### Stored data
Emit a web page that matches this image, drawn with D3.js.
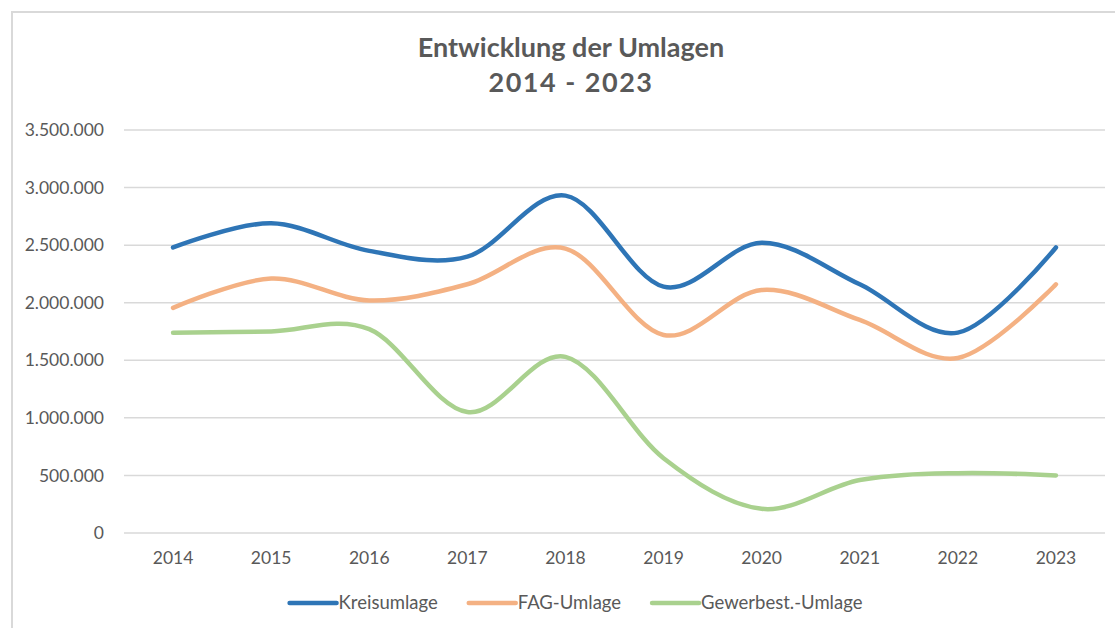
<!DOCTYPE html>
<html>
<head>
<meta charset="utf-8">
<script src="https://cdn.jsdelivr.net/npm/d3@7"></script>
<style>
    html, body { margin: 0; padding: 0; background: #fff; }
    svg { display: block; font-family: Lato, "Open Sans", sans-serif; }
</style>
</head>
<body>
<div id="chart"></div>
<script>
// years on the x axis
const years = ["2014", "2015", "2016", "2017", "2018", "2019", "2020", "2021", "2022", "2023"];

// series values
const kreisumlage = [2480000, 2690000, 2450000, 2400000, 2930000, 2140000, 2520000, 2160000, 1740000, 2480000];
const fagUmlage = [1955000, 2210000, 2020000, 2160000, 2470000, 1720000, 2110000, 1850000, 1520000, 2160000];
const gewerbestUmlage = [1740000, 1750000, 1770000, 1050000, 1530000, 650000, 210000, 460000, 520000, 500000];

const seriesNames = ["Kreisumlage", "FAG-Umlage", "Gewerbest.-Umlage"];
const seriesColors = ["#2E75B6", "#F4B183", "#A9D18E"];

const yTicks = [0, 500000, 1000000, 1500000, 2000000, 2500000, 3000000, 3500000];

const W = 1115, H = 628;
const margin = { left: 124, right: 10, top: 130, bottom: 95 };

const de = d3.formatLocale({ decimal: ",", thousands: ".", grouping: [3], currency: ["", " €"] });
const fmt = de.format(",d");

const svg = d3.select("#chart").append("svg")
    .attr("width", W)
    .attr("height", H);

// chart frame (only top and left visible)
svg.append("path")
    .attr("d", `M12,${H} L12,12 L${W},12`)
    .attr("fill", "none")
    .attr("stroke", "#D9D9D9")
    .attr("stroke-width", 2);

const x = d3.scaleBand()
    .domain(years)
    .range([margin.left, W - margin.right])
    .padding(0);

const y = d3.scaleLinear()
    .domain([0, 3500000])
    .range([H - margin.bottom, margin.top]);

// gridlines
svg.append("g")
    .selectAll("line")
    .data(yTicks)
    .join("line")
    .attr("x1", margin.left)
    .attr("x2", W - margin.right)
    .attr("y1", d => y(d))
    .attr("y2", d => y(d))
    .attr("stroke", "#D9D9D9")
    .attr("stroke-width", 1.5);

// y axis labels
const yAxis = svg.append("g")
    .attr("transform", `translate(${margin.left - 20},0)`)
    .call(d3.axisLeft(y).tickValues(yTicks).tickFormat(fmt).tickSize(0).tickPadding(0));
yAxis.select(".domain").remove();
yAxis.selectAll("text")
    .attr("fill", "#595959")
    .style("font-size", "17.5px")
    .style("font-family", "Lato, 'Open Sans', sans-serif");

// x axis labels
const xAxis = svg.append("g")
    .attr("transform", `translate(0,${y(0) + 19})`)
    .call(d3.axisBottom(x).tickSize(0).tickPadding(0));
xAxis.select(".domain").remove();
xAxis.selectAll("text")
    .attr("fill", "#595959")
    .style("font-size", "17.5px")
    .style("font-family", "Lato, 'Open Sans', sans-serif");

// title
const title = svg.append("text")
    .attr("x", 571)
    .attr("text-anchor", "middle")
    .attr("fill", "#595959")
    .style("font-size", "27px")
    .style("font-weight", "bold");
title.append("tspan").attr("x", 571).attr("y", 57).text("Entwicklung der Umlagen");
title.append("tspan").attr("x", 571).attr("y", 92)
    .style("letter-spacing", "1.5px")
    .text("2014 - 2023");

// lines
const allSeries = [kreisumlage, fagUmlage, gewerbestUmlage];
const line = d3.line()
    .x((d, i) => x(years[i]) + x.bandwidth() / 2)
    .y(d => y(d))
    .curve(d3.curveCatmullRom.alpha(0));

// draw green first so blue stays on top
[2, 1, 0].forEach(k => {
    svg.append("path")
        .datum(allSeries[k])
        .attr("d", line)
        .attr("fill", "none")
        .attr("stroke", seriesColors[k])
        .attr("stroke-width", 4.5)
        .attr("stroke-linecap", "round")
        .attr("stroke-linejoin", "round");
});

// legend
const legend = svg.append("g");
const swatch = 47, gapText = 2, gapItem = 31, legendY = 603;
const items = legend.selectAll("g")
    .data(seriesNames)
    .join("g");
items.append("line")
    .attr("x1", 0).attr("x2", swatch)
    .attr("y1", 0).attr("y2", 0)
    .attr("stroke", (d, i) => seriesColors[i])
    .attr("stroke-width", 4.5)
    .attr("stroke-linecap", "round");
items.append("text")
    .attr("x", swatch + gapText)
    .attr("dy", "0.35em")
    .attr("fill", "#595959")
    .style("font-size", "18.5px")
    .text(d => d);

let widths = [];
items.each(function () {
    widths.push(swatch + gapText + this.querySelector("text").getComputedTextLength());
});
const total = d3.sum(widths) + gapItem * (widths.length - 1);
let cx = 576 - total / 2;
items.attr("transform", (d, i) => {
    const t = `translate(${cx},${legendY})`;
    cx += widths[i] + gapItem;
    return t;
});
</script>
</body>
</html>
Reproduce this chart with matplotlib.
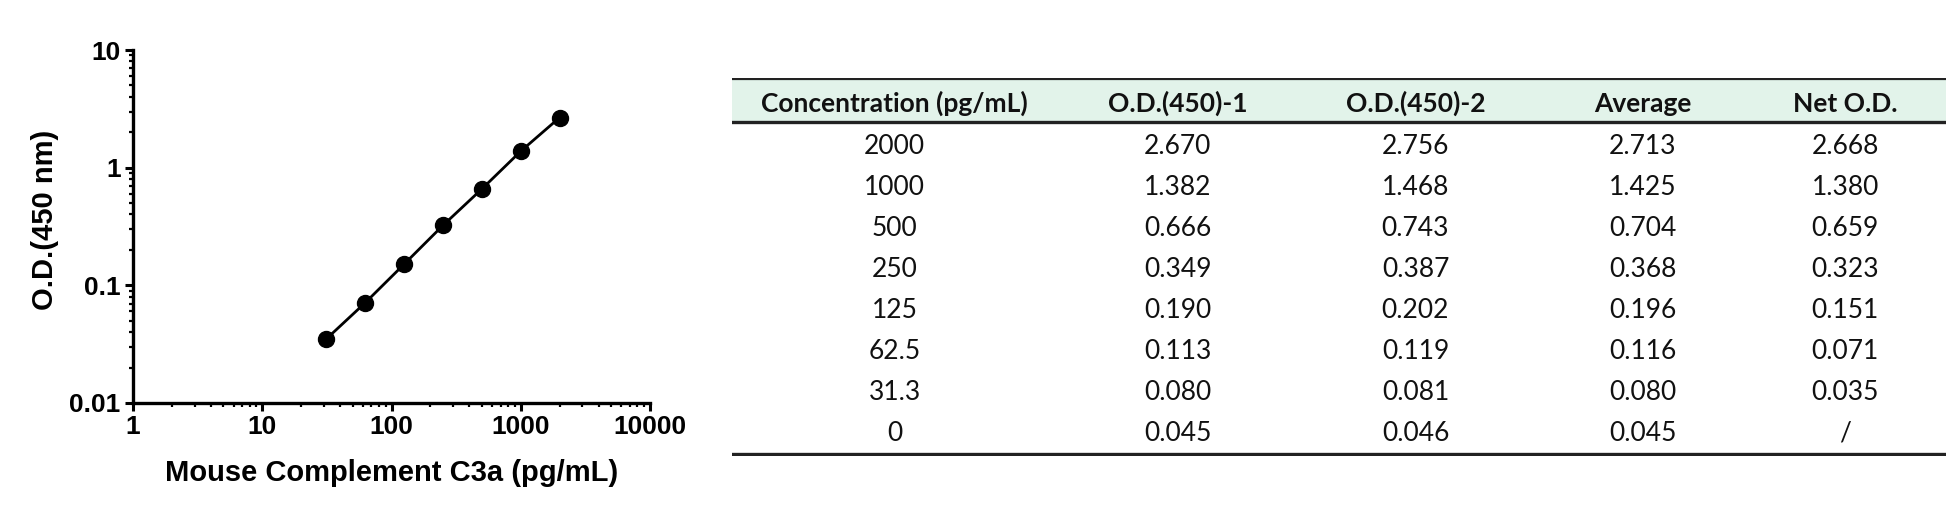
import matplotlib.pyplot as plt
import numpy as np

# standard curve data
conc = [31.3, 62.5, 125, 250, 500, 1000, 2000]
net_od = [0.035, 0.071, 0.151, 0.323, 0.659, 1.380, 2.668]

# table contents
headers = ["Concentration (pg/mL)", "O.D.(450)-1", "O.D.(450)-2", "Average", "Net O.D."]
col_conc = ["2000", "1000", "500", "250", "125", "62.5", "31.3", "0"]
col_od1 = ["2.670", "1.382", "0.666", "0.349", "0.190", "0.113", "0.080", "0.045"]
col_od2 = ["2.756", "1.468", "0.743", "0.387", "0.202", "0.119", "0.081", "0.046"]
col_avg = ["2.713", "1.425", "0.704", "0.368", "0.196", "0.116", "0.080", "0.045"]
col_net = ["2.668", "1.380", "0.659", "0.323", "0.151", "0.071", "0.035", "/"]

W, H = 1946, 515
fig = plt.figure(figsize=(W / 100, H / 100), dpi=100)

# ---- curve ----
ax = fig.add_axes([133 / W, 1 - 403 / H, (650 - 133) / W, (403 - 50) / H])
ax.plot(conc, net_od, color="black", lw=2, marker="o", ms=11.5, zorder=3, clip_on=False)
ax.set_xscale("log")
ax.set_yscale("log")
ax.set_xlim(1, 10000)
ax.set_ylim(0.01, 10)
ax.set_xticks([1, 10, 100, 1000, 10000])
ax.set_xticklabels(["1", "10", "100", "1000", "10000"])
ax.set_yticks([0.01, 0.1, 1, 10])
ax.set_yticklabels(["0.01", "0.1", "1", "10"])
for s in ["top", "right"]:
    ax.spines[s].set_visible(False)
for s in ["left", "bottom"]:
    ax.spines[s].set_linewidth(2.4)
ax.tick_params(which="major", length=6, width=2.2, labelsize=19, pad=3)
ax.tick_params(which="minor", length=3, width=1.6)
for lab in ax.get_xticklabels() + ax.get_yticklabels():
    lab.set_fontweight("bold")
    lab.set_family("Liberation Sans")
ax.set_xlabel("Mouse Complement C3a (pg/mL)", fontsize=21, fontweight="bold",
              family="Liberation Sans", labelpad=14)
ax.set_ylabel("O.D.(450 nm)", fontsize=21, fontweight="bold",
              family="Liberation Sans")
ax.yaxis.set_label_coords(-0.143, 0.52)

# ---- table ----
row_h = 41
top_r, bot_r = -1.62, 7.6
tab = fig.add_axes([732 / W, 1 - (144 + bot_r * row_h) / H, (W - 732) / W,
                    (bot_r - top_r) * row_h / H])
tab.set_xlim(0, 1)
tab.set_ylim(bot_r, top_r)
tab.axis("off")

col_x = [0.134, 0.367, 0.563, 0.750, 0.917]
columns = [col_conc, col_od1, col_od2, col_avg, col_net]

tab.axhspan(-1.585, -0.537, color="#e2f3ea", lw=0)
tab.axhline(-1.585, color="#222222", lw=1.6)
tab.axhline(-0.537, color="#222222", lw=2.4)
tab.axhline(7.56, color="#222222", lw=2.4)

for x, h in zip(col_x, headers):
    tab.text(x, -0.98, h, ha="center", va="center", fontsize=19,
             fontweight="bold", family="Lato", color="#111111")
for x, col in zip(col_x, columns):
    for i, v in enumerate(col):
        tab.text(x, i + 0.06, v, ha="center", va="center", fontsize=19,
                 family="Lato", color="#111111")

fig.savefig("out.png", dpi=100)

### Exercise objective
Only the lines from the top of the records through the line with "130, bottom: 95" belong in the copy; write them out exactly, leaving out pictures.

### Solution for this problem
Emit a web page that matches this image, drawn with D3.js.
<!DOCTYPE html>
<html>
<head>
<meta charset="utf-8">
<script src="https://cdn.jsdelivr.net/npm/d3@7"></script>
<style>
    html, body { margin: 0; padding: 0; background: #fff; }
    svg { display: block; font-family: Lato, "Open Sans", sans-serif; }
</style>
</head>
<body>
<div id="chart"></div>
<script>
// years on the x axis
const years = ["2014", "2015", "2016", "2017", "2018", "2019", "2020", "2021", "2022", "2023"];

// series values
const kreisumlage = [2480000, 2690000, 2450000, 2400000, 2930000, 2140000, 2520000, 2160000, 1740000, 2480000];
const fagUmlage = [1955000, 2210000, 2020000, 2160000, 2470000, 1720000, 2110000, 1850000, 1520000, 2160000];
const gewerbestUmlage = [1740000, 1750000, 1770000, 1050000, 1530000, 650000, 210000, 460000, 520000, 500000];

const seriesNames = ["Kreisumlage", "FAG-Umlage", "Gewerbest.-Umlage"];
const seriesColors = ["#2E75B6", "#F4B183", "#A9D18E"];

const yTicks = [0, 500000, 1000000, 1500000, 2000000, 2500000, 3000000, 3500000];

const W = 1115, H = 628;
const margin = { left: 124, right: 10, top: 130, bottom: 95 };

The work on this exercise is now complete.